For the copy, please give all of the data again exactly and leave the pictures out.

-- Begin --

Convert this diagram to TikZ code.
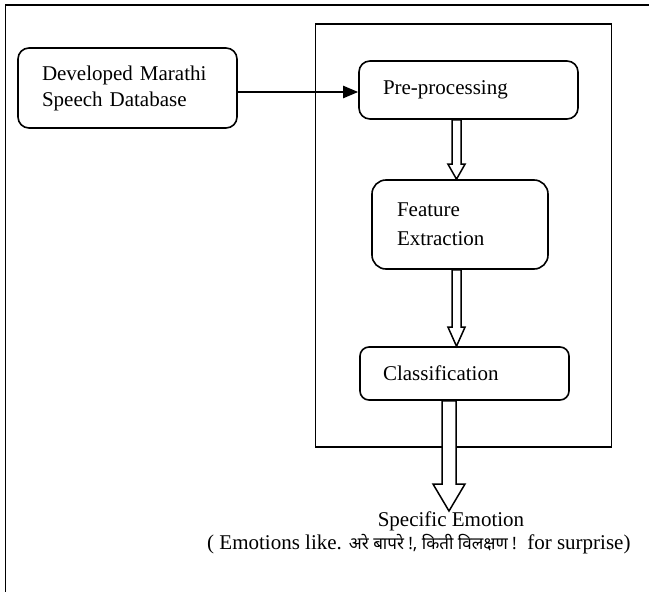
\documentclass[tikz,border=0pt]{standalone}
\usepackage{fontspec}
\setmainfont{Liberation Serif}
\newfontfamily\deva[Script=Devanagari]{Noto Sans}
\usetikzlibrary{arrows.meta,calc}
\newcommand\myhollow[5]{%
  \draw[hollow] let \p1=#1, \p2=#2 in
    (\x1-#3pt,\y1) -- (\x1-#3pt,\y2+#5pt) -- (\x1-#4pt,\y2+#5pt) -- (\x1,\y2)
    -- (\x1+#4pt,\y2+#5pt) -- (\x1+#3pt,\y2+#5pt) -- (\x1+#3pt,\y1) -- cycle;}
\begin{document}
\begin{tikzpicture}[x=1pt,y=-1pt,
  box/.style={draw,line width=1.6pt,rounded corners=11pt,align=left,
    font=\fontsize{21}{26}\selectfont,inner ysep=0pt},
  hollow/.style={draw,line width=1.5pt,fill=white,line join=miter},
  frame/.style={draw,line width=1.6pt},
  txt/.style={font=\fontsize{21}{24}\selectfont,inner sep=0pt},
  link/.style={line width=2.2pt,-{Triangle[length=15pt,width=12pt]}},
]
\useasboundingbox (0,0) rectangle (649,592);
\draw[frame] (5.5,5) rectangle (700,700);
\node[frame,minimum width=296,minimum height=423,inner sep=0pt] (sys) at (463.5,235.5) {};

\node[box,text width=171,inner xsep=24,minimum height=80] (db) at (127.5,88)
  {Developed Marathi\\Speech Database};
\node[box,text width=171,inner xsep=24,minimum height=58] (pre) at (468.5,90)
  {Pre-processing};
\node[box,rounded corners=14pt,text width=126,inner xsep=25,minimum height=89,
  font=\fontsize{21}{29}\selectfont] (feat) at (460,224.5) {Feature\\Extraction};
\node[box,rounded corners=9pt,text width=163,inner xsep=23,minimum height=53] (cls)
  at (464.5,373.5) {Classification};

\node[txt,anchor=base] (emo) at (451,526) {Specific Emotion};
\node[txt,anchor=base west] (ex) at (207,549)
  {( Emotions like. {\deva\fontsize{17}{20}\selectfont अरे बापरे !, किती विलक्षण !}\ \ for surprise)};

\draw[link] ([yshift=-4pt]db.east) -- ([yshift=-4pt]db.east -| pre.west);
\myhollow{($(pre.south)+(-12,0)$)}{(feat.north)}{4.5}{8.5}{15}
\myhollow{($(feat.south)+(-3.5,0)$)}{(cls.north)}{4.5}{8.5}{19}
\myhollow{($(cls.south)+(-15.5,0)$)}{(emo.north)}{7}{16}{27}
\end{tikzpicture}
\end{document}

-- End --

§ **EXERCISE RESULT**
Convert this diagram to TikZ code.
\documentclass[tikz,border=0pt]{standalone}
\usepackage{fontspec}
\setmainfont{Liberation Serif}
\newfontfamily\deva[Script=Devanagari]{Noto Sans}
\usetikzlibrary{arrows.meta,calc}
\newcommand\myhollow[5]{%
  \draw[hollow] let \p1=#1, \p2=#2 in
    (\x1-#3pt,\y1) -- (\x1-#3pt,\y2+#5pt) -- (\x1-#4pt,\y2+#5pt) -- (\x1,\y2)
    -- (\x1+#4pt,\y2+#5pt) -- (\x1+#3pt,\y2+#5pt) -- (\x1+#3pt,\y1) -- cycle;}
\begin{document}
\begin{tikzpicture}[x=1pt,y=-1pt,
  box/.style={draw,line width=1.6pt,rounded corners=11pt,align=left,
    font=\fontsize{21}{26}\selectfont,inner ysep=0pt},
  hollow/.style={draw,line width=1.5pt,fill=white,line join=miter},
  frame/.style={draw,line width=1.6pt},
  txt/.style={font=\fontsize{21}{24}\selectfont,inner sep=0pt},
  link/.style={line width=2.2pt,-{Triangle[length=15pt,width=12pt]}},
]
\useasboundingbox (0,0) rectangle (649,592);
\draw[frame] (5.5,5) rectangle (700,700);
\node[frame,minimum width=296,minimum height=423,inner sep=0pt] (sys) at (463.5,235.5) {};

\node[box,text width=171,inner xsep=24,minimum height=80] (db) at (127.5,88)
  {Developed Marathi\\Speech Database};
\node[box,text width=171,inner xsep=24,minimum height=58] (pre) at (468.5,90)
  {Pre-processing};
\node[box,rounded corners=14pt,text width=126,inner xsep=25,minimum height=89,
  font=\fontsize{21}{29}\selectfont] (feat) at (460,224.5) {Feature\\Extraction};
\node[box,rounded corners=9pt,text width=163,inner xsep=23,minimum height=53] (cls)
  at (464.5,373.5) {Classification};

\node[txt,anchor=base] (emo) at (451,526) {Specific Emotion};
\node[txt,anchor=base west] (ex) at (207,549)
  {( Emotions like. {\deva\fontsize{17}{20}\selectfont अरे बापरे !, किती विलक्षण !}\ \ for surprise)};

\draw[link] ([yshift=-4pt]db.east) -- ([yshift=-4pt]db.east -| pre.west);
\myhollow{($(pre.south)+(-12,0)$)}{(feat.north)}{4.5}{8.5}{15}
\myhollow{($(feat.south)+(-3.5,0)$)}{(cls.north)}{4.5}{8.5}{19}
\myhollow{($(cls.south)+(-15.5,0)$)}{(emo.north)}{7}{16}{27}
\end{tikzpicture}
\end{document}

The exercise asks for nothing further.